## [What the exercise asks]
Identify every line containing the word "chart" and reproduce each one.

## [Material for this task]
'''

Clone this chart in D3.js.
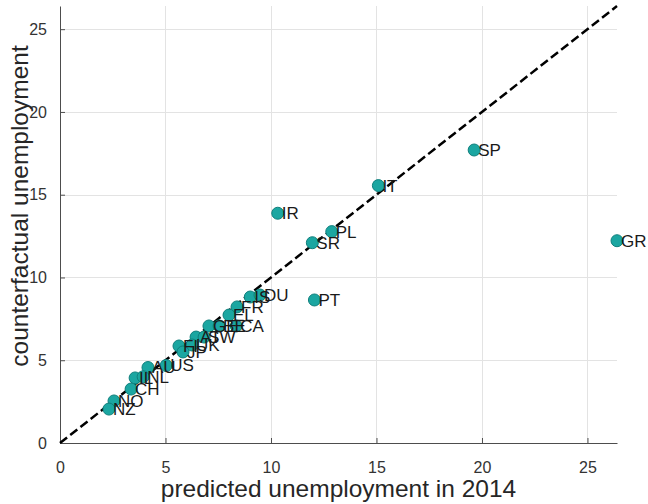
<!DOCTYPE html>
<html>
<head>
<meta charset="utf-8">
<script src="https://cdn.jsdelivr.net/npm/d3@7"></script>
<style>
  html, body { margin: 0; padding: 0; background: #fff; }
  svg { display: block; font-family: "Liberation Sans", Arial, Helvetica, sans-serif; }
</style>
</head>
<body>
<svg id="chart" width="648" height="504"></svg>
<script>
// Country codes, predicted 2014 unemployment (x) and counterfactual unemployment (y)
const countries = ["SP", "IT", "IR", "PL", "SR", "GR", "PT",
  "IS", "DU", "FR", "EL", "GE", "BE", "CA", "AT", "SW",
  "FI", "UK", "JP", "AU", "US", "IL", "NL", "CH", "NO", "NZ"];
const predicted = [19.63, 15.09, 10.32, 12.88, 11.96, 26.40, 12.06,
  9.02, 9.48, 8.39, 8.01, 7.06, 7.54, 8.35, 6.45, 6.83,
  5.64, 6.26, 5.83, 4.17, 5.03, 3.56, 3.94, 3.37, 2.56, 2.32];
const counterfactual = [17.70, 15.55, 13.88, 12.77, 12.10, 12.22, 8.64,
  8.82, 8.94, 8.22, 7.73, 7.07, 7.07, 7.07, 6.40, 6.40,
  5.86, 5.92, 5.50, 4.56, 4.68, 3.93, 4.00, 3.26, 2.54, 2.05];
const xTicks = [0, 5, 10, 15, 20, 25];
const yTicks = [0, 5, 10, 15, 20, 25];
const axisMax = 26.4;

const data = countries.map((c, i) => ({ code: c, x: predicted[i], y: counterfactual[i] }));

const svg = d3.select("#chart");
const margin = { left: 60, right: 31, top: 6, bottom: 61 };
const W = 648, H = 504;

const x = d3.scaleLinear().domain([0, axisMax]).range([margin.left, W - margin.right]);
const y = d3.scaleLinear().domain([0, axisMax]).range([H - margin.bottom, margin.top]);

// grid
const grid = svg.append("g").attr("stroke", "#e3e3e3").attr("stroke-width", 1);
grid.selectAll("line.v").data(xTicks.filter(t => t > 0)).join("line")
  .attr("x1", d => Math.round(x(d)) + 0.5).attr("x2", d => Math.round(x(d)) + 0.5)
  .attr("y1", y(axisMax)).attr("y2", y(0));
grid.selectAll("line.h").data(yTicks.filter(t => t > 0)).join("line")
  .attr("y1", d => Math.round(y(d)) + 0.5).attr("y2", d => Math.round(y(d)) + 0.5)
  .attr("x1", x(0)).attr("x2", x(axisMax));

// axes with inward ticks
const xAxis = d3.axisBottom(x).tickValues(xTicks).tickSizeInner(-5).tickSizeOuter(0).tickPadding(19);
const yAxis = d3.axisLeft(y).tickValues(yTicks).tickSizeInner(-5).tickSizeOuter(0).tickPadding(13);

const gx = svg.append("g").attr("transform", `translate(0,${y(0)})`).call(xAxis);
const gy = svg.append("g").attr("transform", `translate(${x(0)},0)`).call(yAxis);
[gx, gy].forEach(g => {
  g.select(".domain").attr("stroke", "#4d4d4d");
  g.selectAll(".tick line").attr("stroke", "#4d4d4d");
  g.selectAll(".tick text").attr("fill", "#333").attr("font-size", 16)
    .attr("font-family", "Liberation Sans, Arial, sans-serif");
});

// 45-degree reference line
svg.append("line")
  .attr("x1", x(0)).attr("y1", y(0))
  .attr("x2", x(axisMax)).attr("y2", y(axisMax))
  .attr("stroke", "#000").attr("stroke-width", 2.5)
  .attr("stroke-dasharray", "9,4");

// points
svg.append("g").selectAll("circle").data(data).join("circle")
  .attr("cx", d => x(d.x)).attr("cy", d => y(d.y)).attr("r", 6)
  .attr("fill", "#1ba6a1").attr("stroke", "#0f7f7c").attr("stroke-width", 1);

// country labels
svg.append("g").selectAll("text").data(data).join("text")
  .attr("x", d => x(d.x) + 4).attr("y", d => y(d.y))
  .attr("dy", "0.35em")
  .attr("font-size", 17).attr("fill", "#1a1a1a")
  .text(d => d.code);

// axis titles
svg.append("text")
  .attr("x", (x(0) + x(axisMax)) / 2).attr("y", 497)
  .attr("text-anchor", "middle").attr("font-size", 24.5).attr("fill", "#262626")
  .text("predicted unemployment in 2014");

svg.append("text")
  .attr("transform", "translate(28,206)rotate(-90)")
  .attr("text-anchor", "middle").attr("font-size", 24.5).attr("fill", "#262626")
  .text("counterfactual unemployment");
</script>
</body>
</html>
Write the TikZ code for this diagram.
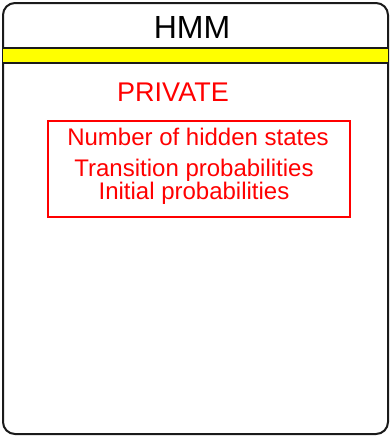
\documentclass[tikz,border=0pt]{standalone}
\usepackage{fontspec}
\setmainfont{Liberation Sans}
\usepackage{tikz}
\usetikzlibrary{positioning}
\definecolor{ink}{HTML}{1A1A1A}
\definecolor{alert}{HTML}{FF0000}
\definecolor{band}{HTML}{FFFF00}
\tikzset{
  frame/.style={draw=ink,line width=2pt,rounded corners=12pt,fill=white},
  title/.style={font=\fontsize{32}{36}\selectfont,text=black,anchor=base,inner sep=0pt},
  section/.style={font=\fontsize{27}{30}\selectfont,text=alert,anchor=base,inner sep=0pt},
  item/.style={font=\fontsize{24}{28}\selectfont,text=alert,anchor=base,inner sep=0pt},
  itembox/.style={draw=alert,line width=1.5pt},
}
\begin{document}
\begin{tikzpicture}[x=1pt,y=-1pt]
  \useasboundingbox (0,0) rectangle (391,437);
  \draw[frame] (3,3) rectangle (388,434);
  \fill[band] (3,48) rectangle (388,63);
  \draw[ink,line width=1.5pt] (3,48) -- (388,48);
  \draw[ink,line width=1.5pt] (3,63) -- (388,63);
  \node[title] (name) at (192,38) {HMM};
  \node[section] (priv) at (173,101) {PRIVATE};
  \node[itembox,minimum width=302pt,minimum height=96pt] (members) at (199,169) {};
  \node[item] (nstates) at (198,145.5) {Number of hidden states};
  \node[item] (trans) at (194,176.5) {Transition probabilities};
  \node[item] (init) at (194,199.5) {Initial probabilities};
\end{tikzpicture}
\end{document}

'''

## [Solution below]
Clone this chart in D3.js.
<svg id="chart" width="648" height="504"></svg>
const svg = d3.select("#chart");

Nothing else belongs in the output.